La guerre avait repris depuis plusieurs années et 1355 et 1356 avaient été deux années de campagnes militaires actives. Pour financer les dépenses militaires, les impositions, tant directes qu'indirectes ont été multipliées, rendues régulières, et alourdies ; les mutations monétaires ont repris sur un rythme et avec une ampleur plus importants. Le personnage qui incarne sans doute le mieux cette période des mutations monétaire est Jean Poilevilain, l'un des principaux conseillers monétaires du roi depuis 1347. Il eut par moments, en période d'urgence et de détresse financière, toute autorité sur le domaine monétaire (1347-1349, 1354-1356, 1358-1359). Il contrôlait toute l'économie de la monnaie royale : marché des métaux et acteurs, gestion directe du personnel des ateliers, disposition de tous les revenus de l'activité monétaire, et bien sûr mutations de la monnaie, police de la circulation monétaire. Mais la position était instable : il fut aussi trois fois mis en prison, avant 1347, en 1358 et après le rétablissement créant le franc (1360-1361).

Tout d'abord, les trois États interdirent de battre la monnaie telle qu'elle l'était alors, et saisirent les coins. Après cela, il demandèrent au duc de Normandie qu'il fît arrêter le chancelier du roi, monseigneur Robert de Loris, monseigneur de Bussi, Poillevillain et les autres maîtres des comptes et conseillers du roi, afin qu'ils rendissent bon compte de ce qu'on avait prélevé sur leur requête et de ce que c'était devenu.
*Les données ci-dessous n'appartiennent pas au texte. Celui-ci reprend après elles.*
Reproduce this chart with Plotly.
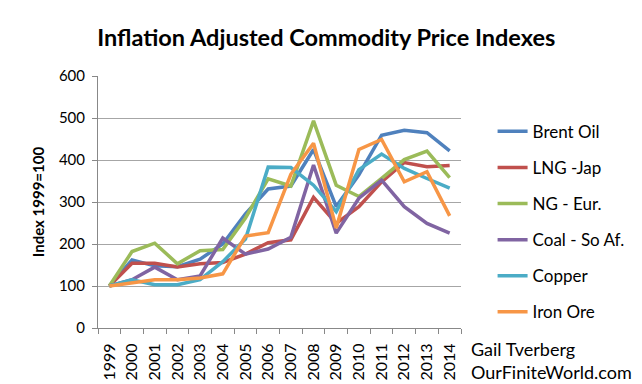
import plotly.graph_objects as go

years = [str(y) for y in range(1999, 2015)]
brent_oil = [100, 162, 148, 146, 164, 200, 272, 331, 338, 425, 289, 365, 459, 471, 465, 422]
lng_jap = [100, 154, 154, 145, 153, 156, 176, 203, 210, 311, 249, 289, 348, 394, 384, 387]
ng_eur = [100, 182, 202, 153, 184, 187, 262, 355, 338, 493, 340, 313, 356, 401, 421, 358]
coal_so_af = [100, 115, 145, 115, 124, 214, 176, 188, 216, 388, 226, 309, 352, 289, 249, 226]
copper = [100, 115, 103, 103, 115, 158, 212, 383, 382, 340, 277, 377, 414, 380, 356, 333]
iron_ore = [100, 107, 115, 115, 119, 129, 219, 227, 366, 440, 238, 425, 449, 348, 372, 267]

series = [
    ("Brent Oil", brent_oil, "#4F81BD"),
    ("LNG -Jap", lng_jap, "#C0504D"),
    ("NG - Eur.", ng_eur, "#9BBB59"),
    ("Coal - So Af.", coal_so_af, "#8064A2"),
    ("Copper", copper, "#4BACC6"),
    ("Iron Ore", iron_ore, "#F79646"),
]

fig = go.Figure()
for i, (name, vals, col) in enumerate(series):
    fig.add_trace(go.Scatter(x=years, y=vals, name=name, mode="lines",
                             line=dict(color=col, width=3.5), legendgroup=str(i)))

font_family = "Lato, 'Open Sans', sans-serif"
fig.update_layout(
    width=634, height=376,
    margin=dict(l=90, r=181, t=68, b=56, autoexpand=False),
    paper_bgcolor="white", plot_bgcolor="white",
    font=dict(family=font_family, color="black", size=14),
    title=dict(text="<b>Inflation Adjusted Commodity Price Indexes</b>",
               x=0.502, xanchor="center", y=0.92, yanchor="middle",
               font=dict(size=23.5, family=font_family)),
    showlegend=True,
    legend=dict(x=1.087, xanchor="left", y=0.85, yanchor="top",
                traceorder="grouped", tracegroupgap=11,
                font=dict(size=17, family=font_family),
                bgcolor="rgba(0,0,0,0)"),
    xaxis=dict(type="category", range=[-0.5, 15.5], tickangle=-90,
               ticks="outside", tickson="boundaries", ticklen=5,
               tickcolor="#888888", showline=True, linecolor="#888888",
               linewidth=1, showgrid=False, ticklabelstandoff=8,
               automargin=False,
               tickfont=dict(size=16, family=font_family)),
    yaxis=dict(range=[0, 600], dtick=100, ticks="outside", ticklen=5,
               tickcolor="#888888", showline=True, linecolor="#888888",
               showgrid=True, gridcolor="#a6a6a6", gridwidth=1,
               zeroline=False, ticklabelstandoff=4, automargin=False,
               tickfont=dict(size=15, family=font_family),
               title=dict(text="<b>Index 1999=100</b>", standoff=10,
                          font=dict(size=15, family=font_family))),
    annotations=[dict(text="Gail Tverberg<br>OurFiniteWorld.com",
                      xref="paper", yref="paper", x=1.022, y=-0.03,
                      xanchor="left", yanchor="top", align="left",
                      showarrow=False, font=dict(size=18, family=font_family))],
)

fig.write_html("out.html")
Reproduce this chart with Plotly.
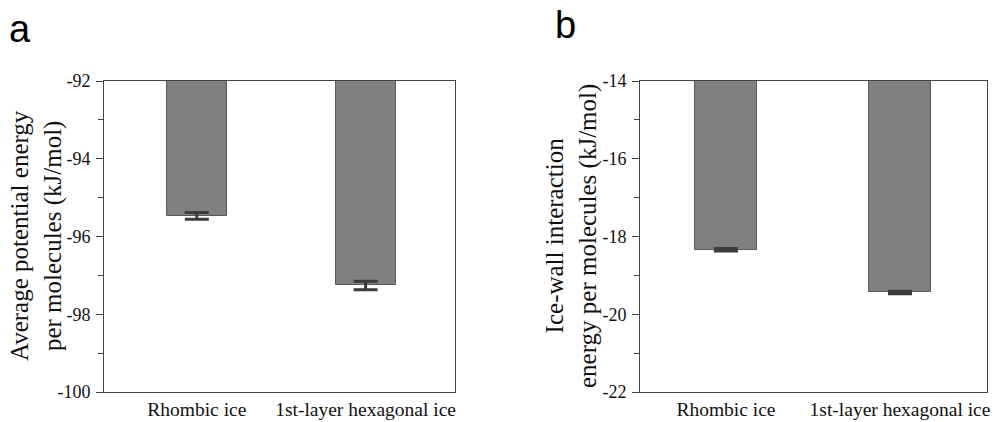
import plotly.graph_objects as go

# Categories shared by both panels
categories = ["Rhombic ice", "1st-layer hexagonal ice"]

# Panel a: average potential energy per molecule (kJ/mol)
energy_a = [-95.47, -97.26]
error_a = [0.085, 0.11]
yticks_a = [-100, -98, -96, -94, -92]
yticklabels_a = ["-100", "-98", "-96", "-94", "-92"]

# Panel b: ice-wall interaction energy per molecule (kJ/mol)
energy_b = [-18.34, -19.44]
error_b = [0.03, 0.03]
yticks_b = [-22, -20, -18, -16, -14]
yticklabels_b = ["-22", "-20", "-18", "-16", "-14"]

W, H = 1000, 422
SERIF = "Liberation Serif"
SANS = "Liberation Sans"
AXIS_COLOR = "#444444"
BAR_FILL = "#808080"
BAR_EDGE = "#5a5a5a"
ERR_COLOR = "#3c3c3c"


def px_x(p):
    return p / W


def px_y(p):
    return 1 - p / H


fig = go.Figure()

fig.add_trace(go.Bar(
    x=categories, y=energy_a, width=0.356,
    marker=dict(color=BAR_FILL, line=dict(color=BAR_EDGE, width=1)),
    error_y=dict(type="data", array=error_a, visible=True,
                 color=ERR_COLOR, thickness=3, width=12),
    xaxis="x", yaxis="y", showlegend=False,
))

fig.add_trace(go.Bar(
    x=categories, y=energy_b, width=0.356,
    marker=dict(color=BAR_FILL, line=dict(color=BAR_EDGE, width=1)),
    error_y=dict(type="data", array=error_b, visible=True,
                 color=ERR_COLOR, thickness=3, width=12),
    xaxis="x2", yaxis="y2", showlegend=False,
))

xaxis_common = dict(
    type="category", showline=True, mirror=True, linecolor=AXIS_COLOR,
    linewidth=1, ticks="", showgrid=False, zeroline=False, automargin=False,
    tickfont=dict(family=SERIF, size=19.5, color="#111111"),
)
yaxis_common = dict(
    showline=True, mirror=True, linecolor=AXIS_COLOR, linewidth=1,
    ticks="outside", ticklen=7, tickwidth=1, tickcolor=AXIS_COLOR,
    showgrid=False, zeroline=False, ticklabelstandoff=2, automargin=False,
    tickfont=dict(family=SERIF, size=18, color="#111111"),
    minor=dict(ticks="outside", ticklen=5, tickwidth=1,
               tickcolor=AXIS_COLOR, dtick=1, showgrid=False),
)

plot_top, plot_bottom = 81, 392
ydom = [px_y(plot_bottom), px_y(plot_top)]

fig.update_layout(
    width=W, height=H,
    margin=dict(l=0, r=0, t=0, b=0, autoexpand=False),
    font=dict(family=SERIF, size=20, color="#111111"),
    paper_bgcolor="white", plot_bgcolor="white",
    bargap=0,
    xaxis=dict(domain=[px_x(104), px_x(455)], range=[-0.55, 1.53],
               anchor="y", **xaxis_common),
    yaxis=dict(domain=ydom, range=[-100, -92], anchor="x",
               tickvals=yticks_a, ticktext=yticklabels_a, **yaxis_common),
    xaxis2=dict(domain=[px_x(640), px_x(987)], range=[-0.494, 1.5],
                anchor="y2", **xaxis_common),
    yaxis2=dict(domain=ydom, range=[-22, -14], anchor="x2",
                tickvals=yticks_b, ticktext=yticklabels_b, **yaxis_common),
)

# Rotated two-line axis titles
fig.add_annotation(
    text="Average potential energy<br>per molecules (kJ/mol)",
    xref="paper", yref="paper", x=px_x(36), y=px_y(236),
    xanchor="center", yanchor="middle", textangle=-90, showarrow=False,
    font=dict(family=SERIF, size=25, color="#111111"),
)
fig.add_annotation(
    text="Ice-wall interaction<br>energy per molecules (kJ/mol)",
    xref="paper", yref="paper", x=px_x(571), y=px_y(236),
    xanchor="center", yanchor="middle", textangle=-90, showarrow=False,
    font=dict(family=SERIF, size=25, color="#111111"),
)

# Panel letters
fig.add_annotation(
    text="a", xref="paper", yref="paper", x=px_x(7), y=px_y(29),
    xanchor="left", yanchor="middle", showarrow=False,
    font=dict(family=SANS, size=38, color="#000000"),
)
fig.add_annotation(
    text="b", xref="paper", yref="paper", x=px_x(553), y=px_y(25),
    xanchor="left", yanchor="middle", showarrow=False,
    font=dict(family=SANS, size=38, color="#000000"),
)

fig.write_html("out.html")
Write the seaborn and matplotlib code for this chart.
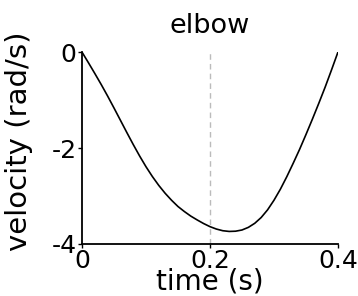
import pandas as pd
import matplotlib
matplotlib.use("Agg")
import matplotlib.pyplot as plt
import seaborn as sns

# elbow angular velocity over the movement
time_s = [0.00, 0.01, 0.02, 0.03, 0.04, 0.05, 0.06, 0.07, 0.08, 0.09, 0.10,
          0.11, 0.12, 0.13, 0.14, 0.15, 0.16, 0.17, 0.18, 0.19, 0.20,
          0.21, 0.22, 0.23, 0.24, 0.25, 0.26, 0.27, 0.28, 0.29, 0.30,
          0.31, 0.32, 0.33, 0.34, 0.35, 0.36, 0.37, 0.38, 0.39, 0.40]
velocity = [0.0, -0.22, -0.445, -0.675, -0.915, -1.165, -1.42, -1.675, -1.925, -2.165, -2.39,
            -2.595, -2.78, -2.945, -3.09, -3.22, -3.325, -3.42, -3.50, -3.575, -3.64,
            -3.69, -3.725, -3.74, -3.735, -3.71, -3.655, -3.57, -3.45, -3.29, -3.09,
            -2.86, -2.60, -2.32, -2.03, -1.72, -1.40, -1.07, -0.73, -0.37, 0.0]
xticks = [0, 0.2, 0.4]
xticklabels = ["0", "0.2", "0.4"]
yticks = [0, -2, -4]
yticklabels = ["0", "-2", "-4"]
marker_time = 0.2

df = pd.DataFrame({"time": time_s, "velocity": velocity})

sns.set_style("white")
plt.rcParams["font.family"] = ["DejaVu Sans"]
plt.rcParams["text.color"] = "black"
plt.rcParams["axes.labelcolor"] = "black"

fig = plt.figure(figsize=(3.58, 2.96), dpi=100)
ax = fig.add_axes([0.229, 0.176, 0.715, 0.648])

ax.axvline(marker_time, color="#bbbbbb", lw=1, ls=(0, (4, 3)), zorder=1)
sns.lineplot(data=df, x="time", y="velocity", color="black", lw=1.2, ax=ax, zorder=2)

ax.set_xlim(0, 0.4)
ax.set_ylim(-4, 0)
ax.set_xticks(xticks)
ax.set_xticklabels(xticklabels)
ax.set_yticks(yticks)
ax.set_yticklabels(yticklabels)
ax.tick_params(axis="both", labelsize=18, length=3, width=1, direction="out",
               pad=1, colors="black", left=True, bottom=True)

for side in ["top", "right"]:
    ax.spines[side].set_visible(False)
for side in ["left", "bottom"]:
    ax.spines[side].set_color("black")
    ax.spines[side].set_linewidth(1.3)

ax.set_xlabel("time (s)", fontsize=20, labelpad=-4)
ax.set_ylabel("velocity (rad/s)", fontsize=21)
ax.yaxis.set_label_coords(-0.19, 0.535)
ax.set_title("elbow", fontsize=19.5, pad=14)

fig.savefig("out.png", dpi=100)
Quand tous ces maîtres conseillers entendirent cela, il ne se laissèrent pas trouver (et ils urent raison), mais quittèrent le royaume, l'un d'un côté, l'autre de l'autre.

Après cela, les trois États établirent un receveur pour recevoir toutes les maltôtes1, tonlieus2, dîmes et toutes les redevances appartenant au roi, et firent frapper une nouvelle monnaie d'or fin qu'on appela mouton.

1. Impôt indirect levé depuis 1291 sur la vente des marchandises.

2. Redevance payée par les marchands pour avoir le droit de participer aux marchés et aux foires.

Jean Froissart, Chroniques, dans Kervyn de Lettenhove (éd.), Œuvres de Jean Froissart, t. 6, Bruxelles, 1868, p. 2-6.